It’s a dreary Saturday here, but in spite of the heavy clouds and soggy outdoors, Daniel said, “We should have cake!” So I stood at the kitchen counter, whipping up the batter as bacon and eggs sizzled on the stove. The table was being set by young helpful hands, and my mind was running in about 14 directions, until a horrible crash silenced everything.
I whirled around and saw my sweet helper holding a plastic pitcher, but surrounded with shards of glass. It took me a few seconds to figure out what the catastrophe had been. Then I saw it, the remaining rim of a mason jar, but far worse, the Chemex coffee carafe standing gaping lopsided on the countertop.
My daughter’s wide eyes were filled with horror.
I tried not to think about the fact that we use that coffee maker daily. Instantly I was wracking my brain trying to figure out how I would make our afternoon coffee.
My words came out calmly, but halting-
“Oh no, it’s so expensive!”
There was no anger, just stunned sadness.
She slipped off to her room to cry, and I warded curious toddlers away from the glass littered kitchen floor and swept the shatters into the dustpan.
God has been teaching me to hold my tongue, to bite back words of anger.
I’m trying to speak life and love and hope into my children. I’m in a group of women who are holding each other accountable to our choices, words included.
It has been so healthy, so revealing, so vulnerable, and ever so good.
But again and again I find myself sweeping my own broken pieces into the dustpan, cleaning up another mess of mine.

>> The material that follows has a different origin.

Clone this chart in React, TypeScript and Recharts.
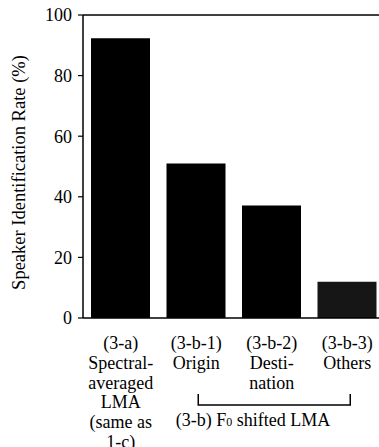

But I called her back and held her.
“Honey, I’m sorry I wasn’t more gentle. Mistakes happen, and you didn’t mean to do it. I made SO many mistakes as a child. It is just part of growing up.”
Her blue eyes looked into mine and she managed a smile.
She forgives so readily.
I wish instead of mentioning the expense of replacing the Chemex, I would have dropped to my knees and assured her right off that everything was going to be okay. I wish my first impulse had be to hold her heart safe. I didn’t lash out in anger, but I did say words that chilled her little heart.
I remember when I was about her size, one day I climbed up onto my mom’s bathroom vanity and was snooping around in her makeup. My knees straddled the sink bowl and I picked up the glass jar of liquid foundation, but in my wobbly balancing act, it slipped from my fingers. The next thing I knew, there was makeup and glass shards everywhere. I looked in the mirror and vowed I would never forget this moment. Perhaps a bit dramatic, but it stuck with me. I remember the chilling horror that flooded my daughter’s veins this morning.
My mom was a medical student’s wife. She knew all about needing to stretch pennies, and how well I know that balancing act now. But I don’t remember her being upset at all.
I just remember the shame
I felt at my mistake.
Today, I am reminded to treasure children’s hearts more than things.
To pause and swallow salty words, and choose to pull close and hug.
I remember that I have paved the way for these children of mine, shattering things and making bigger messes than they have.
Children need grace and safety in their mistakes.
And as the years go by, nothing changes.
As an adult, I still need grace and forgiveness. I mess up big.
But I’m struck at God’s warm hand on my shoulder, as He helps me sweep up the last of the glass shards, and shows me the true lesson of a broken Chemex.
He is here, He is safe, in our shattered pieces.